There are many variations to the Jersey Devil story, but all of them seem to agree that the Jersey Devil is some version of a cursed thirteenth child of a woman named mother Leeds that took the form of a devilish winged animal.

Leeds home 19th Century Photo

At the time, back in January 1909, the more level headed individuals among the population had a very interesting theory for what might be going on.  Scientists believed that, perhaps, the creature was some type of flying dinosaur, such as a pterodactyl, that had somehow survived extinction and been able to thrive in the pine barrens of New Jersey.  This is a fascinating theory, given how desolate and inaccessible some parts of the New Jersey pinelands actually are, but one that has no proof behind it whatsoever.

Even to this day the New Jersey pinelands remain one of the largest unbroken wilderness spaces in the United States east of the Mississippi.  

For generations, the pinelands have been populated by a hearty group of fiercely independent settlers, who before about the year 1950 with the popularization of the automobile and subsequent construction of the Garden State Parkway that made southern New Jersey shore towns more accessible to the urban masses from the north and west, were largely cut-off from the outside world.

In the 18th and 19th centuries the individuals who populated the wilderness known as the New Jersey Pinelands were, largely, escaped slaves, Tories that had been loyal to the British cause during the American Revolution or Swedish and Scotch-Irish immigrants who were considered persecuted minorities at the time.  These were people who wanted to be cut-off from the outside world on purpose and it would have been in their best interest to claim that the land they inhabited was haunted by a fearsome creature such as the Jersey Devil.

By 1909 almost everyone who lived in the area had heard one form or another of the Jersey Devil story.  Although most residents of Pennsylvania and New Jersey at the turn of the last century may not have whole-heartedly believed in the story of the Jersey Devil, they also probably didn’t whole-heartedly disbelieve the story of the Jersey Devil either.

Given the prevalence of the Jersey Devil story, it is best also to keep in mind that journalistic standards in 1909, were well, simply nonexistent.

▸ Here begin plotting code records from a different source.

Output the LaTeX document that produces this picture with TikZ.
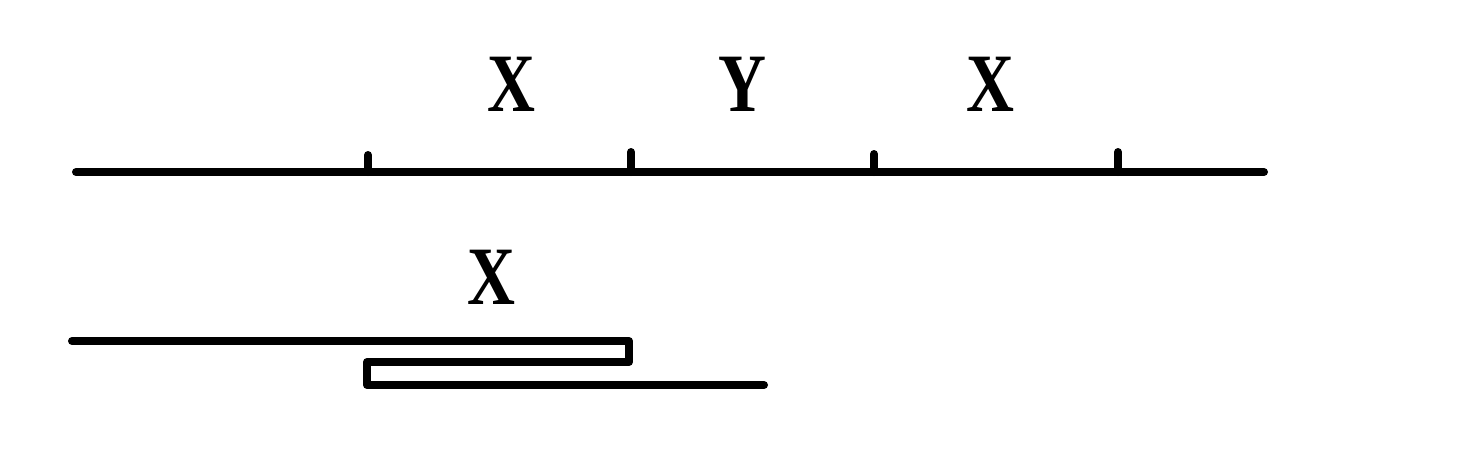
\documentclass[tikz,border=0pt]{standalone}
\usepackage{fontspec}
\setmainfont{Liberation Serif}
\newfontfamily\lblfont[FakeStretch=0.8]{Liberation Serif}
\begin{document}
\begin{tikzpicture}[x=1pt,y=-1pt,
  thick line/.style={line width=8pt,line cap=round,line join=round},
  lbl/.style={font=\fontsize{83}{83}\lblfont\bfseries,inner sep=0pt,anchor=base}]
\useasboundingbox (0,0) rectangle (1475,455);
% top axis
\coordinate (a0) at (76,172);
\coordinate (a1) at (1264,172);
\draw[thick line] (a0) -- (a1);
\foreach \x/\t [count=\i] in {368/155,631/152,874/154,1118/152}{
  \coordinate (t\i) at (\x,172);
  \coordinate (u\i) at (\x,\t);
  \draw[thick line] (t\i) -- (u\i);
}
\node[lbl] (x1) at (511,111) {X};
\node[lbl] (y1) at (742,111) {Y};
\node[lbl] (x2) at (990,111) {X};
% bottom folded line
\node[lbl] (x3) at (491,304) {X};
\coordinate (b0) at (72,341);
\coordinate (b1) at (629,341);
\coordinate (b2) at (629,362);
\coordinate (b3) at (367,362);
\coordinate (b4) at (367,385);
\coordinate (b5) at (764,385);
\draw[thick line] (b0) -- (b1) -- (b2) -- (b3) -- (b4) -- (b5);
\end{tikzpicture}
\end{document}
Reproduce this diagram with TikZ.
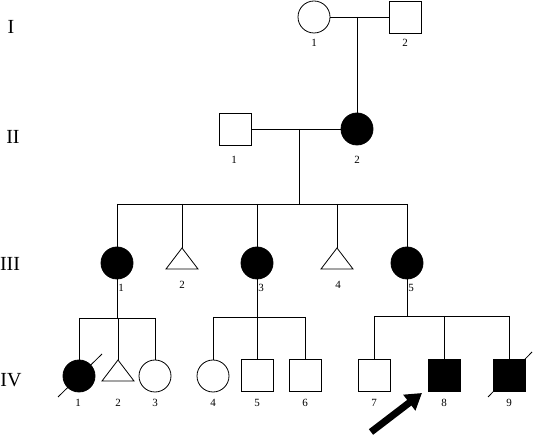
\documentclass[tikz,border=0pt]{standalone}
\usepackage{fontspec}
\setmainfont{Liberation Serif}
\usetikzlibrary{arrows.meta}
\begin{document}
\begin{tikzpicture}[x=1pt,y=-1pt,
  ln/.style={line width=0.8pt},
  fem/.style={circle,draw,line width=0.8pt,minimum size=32pt,inner sep=0pt},
  mal/.style={rectangle,draw,line width=0.8pt,minimum size=32pt,inner sep=0pt},
  aff/.style={fill=black},
  tri/.style={draw,line width=0.8pt,line join=miter},
  num/.style={font=\fontsize{11}{13}\selectfont,inner sep=0pt},
  gen/.style={font=\fontsize{20}{24}\selectfont,inner sep=0pt},
]
\useasboundingbox (0,0) rectangle (533,435);
% generation labels
\node[gen] (gI) at (11,27) {I};
\node[gen] (gII) at (13,137) {II};
\node[gen] (gIII) at (10,264) {III};
\node[gen] (gIV) at (11,380) {IV};
% Generation I
\node[fem] (I1) at (314,17) {};
\node[mal] (I2) at (405,17) {};
\node[num] at (314,43) {1};
\node[num] at (405,43) {2};
\coordinate (mI) at (357,17);
% Generation II
\node[mal] (II1) at (235,129) {};
\node[fem,aff] (II2) at (357,129) {};
\node[num] at (234,160) {1};
\node[num] at (357,160) {2};
\coordinate (mII) at (299,129);
\coordinate (sIII) at (299,204);
\coordinate (sIIIl) at (117,204);
\coordinate (sIIIr) at (407,204);
% Generation III
\node[fem,aff] (III1) at (117,263) {};
\coordinate (III2) at (182,248);
\node[fem,aff] (III3) at (257,263) {};
\coordinate (III4) at (337,248);
\node[fem,aff] (III5) at (407,263) {};
\draw[tri] (III2) -- ++(16,21) -- ++(-32,0) -- cycle;
\draw[tri] (III4) -- ++(16,21) -- ++(-32,0) -- cycle;
\node[num] at (121,288) {1};
\node[num] at (182,285) {2};
\node[num] at (261,288) {3};
\node[num] at (338,285) {4};
\node[num] at (411,288) {5};
% Generation IV
\node[fem,aff] (IV1) at (79,376) {};
\coordinate (IV2) at (118,360);
\node[fem] (IV3) at (155,376) {};
\node[fem] (IV4) at (213,376) {};
\node[mal] (IV5) at (257,375) {};
\node[mal] (IV6) at (305,375) {};
\node[mal] (IV7) at (374,375) {};
\node[mal,aff] (IV8) at (444,375) {};
\node[mal,aff] (IV9) at (509,375) {};
\draw[tri] (IV2) -- ++(16,21) -- ++(-32,0) -- cycle;
\foreach \n/\x in {1/78,2/118,3/155,4/213,5/257,6/305,7/374,8/444,9/509}
  \node[num] at (\x,403) {\n};
% deceased slashes
\coordinate (d1a) at (58,397); \coordinate (d1b) at (102,354);
\coordinate (d9a) at (488,397); \coordinate (d9b) at (532,352);
\draw[ln] (d1a) -- (d1b);
\draw[ln] (d9a) -- (d9b);
% sibship coordinates IV
\coordinate (sA) at (117,318); \coordinate (sAl) at (79,318); \coordinate (sAr) at (155,318);
\coordinate (sB) at (257,317); \coordinate (sBl) at (213,317); \coordinate (sBr) at (305,317);
\coordinate (sC) at (407,316); \coordinate (sCl) at (374,316); \coordinate (sCr) at (509,316);
% connectors
\draw[ln] (I1) -- (I2);
\draw[ln] (mI) -- (II2);
\draw[ln] (II1) -- (II2);
\draw[ln] (mII) -- (sIII);
\draw[ln] (sIIIl) -- (sIIIr);
\draw[ln] (sIIIl) -- (III1);
\draw[ln] (182,204) -- (III2);
\draw[ln] (257,204) -- (III3);
\draw[ln] (337,204) -- (III4);
\draw[ln] (sIIIr) -- (III5);
\draw[ln] (III1) -- (sA);
\draw[ln] (sAl) -- (sAr);
\draw[ln] (sAl) -- (IV1);
\draw[ln] (118,318) -- (IV2);
\draw[ln] (sAr) -- (IV3);
\draw[ln] (III3) -- (sB);
\draw[ln] (sBl) -- (sBr);
\draw[ln] (sBl) -- (IV4);
\draw[ln] (sB) -- (IV5);
\draw[ln] (sBr) -- (IV6);
\draw[ln] (III5) -- (sC);
\draw[ln] (sCl) -- (sCr);
\draw[ln] (sCl) -- (IV7);
\draw[ln] (444,316) -- (IV8);
\draw[ln] (sCr) -- (IV9);
% proband arrow
\coordinate (arT) at (371,432);
\coordinate (arH) at (422,393);
\draw[line width=7pt,-{Triangle[length=16pt,width=19pt]}] (arT) -- (arH);
\end{tikzpicture}
\end{document}
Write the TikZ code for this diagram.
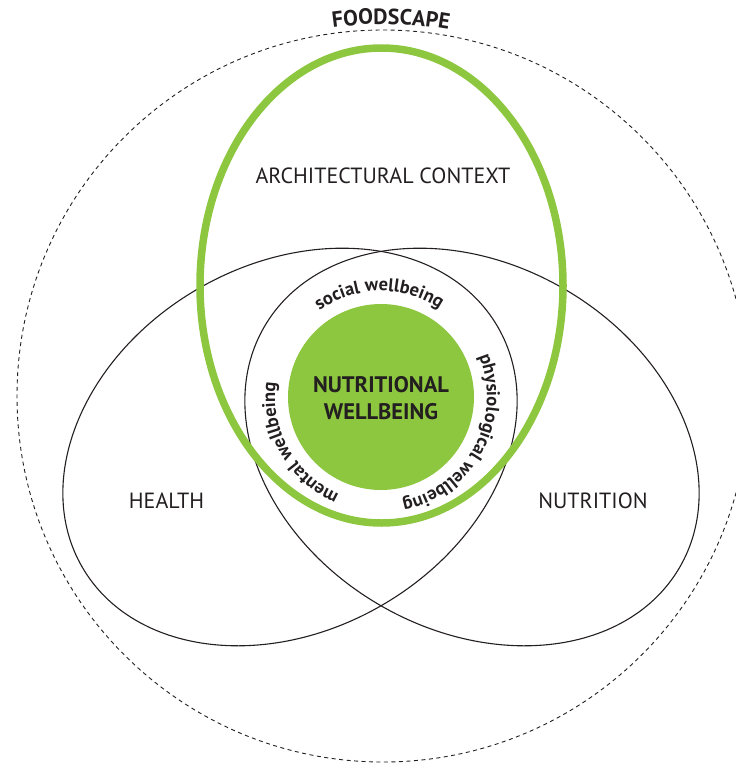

The first decade of the twentieth century was the very heart of the era of “yellow journalism” when newspaper editors and reporters would bend the truth, and even outright lie, in an attempt to sell papers or influence events.

When newspapers began to receive reports of suspicious footprints in the snow, or strange sounds at night, it is highly possible that they simply ran with the story and that the whole thing eventually went viral in a sense and caused the early twentieth century equivalent of a fake news sensation.

Today, most sightings of the Jersey Devil are ascribed to the Sandhill Crane, a bird that inhabits the low lying wetlands of southern New Jersey and has a large wingspan and emits a very loud whooping sound. In the middle of the night, in the pitch dark pinelands, it is very easy to be startled and frightened out of your wits by the call of the Sandhill Crane.

However, the story of the Jersey Devil has been with us for nearly three-hundred years now and it shows no signs of going away.  Sightings have been reported in major newspapers in the Garden State as recently as 2016. 

Each year hundreds of searchers, most unarmed this time, still venture into the protected areas of the New Jersey pinelands on so called Jersey Devil hunts, and every week people still recount their own stories online about run-ins with this most elusive of cryptids.

 We would be naive to think that we today are any less susceptible to the panic caused by the Jersey Devil back in 1909, or to believe that the devil’s of our folklore are any less real now than they were over one-hundred years ago.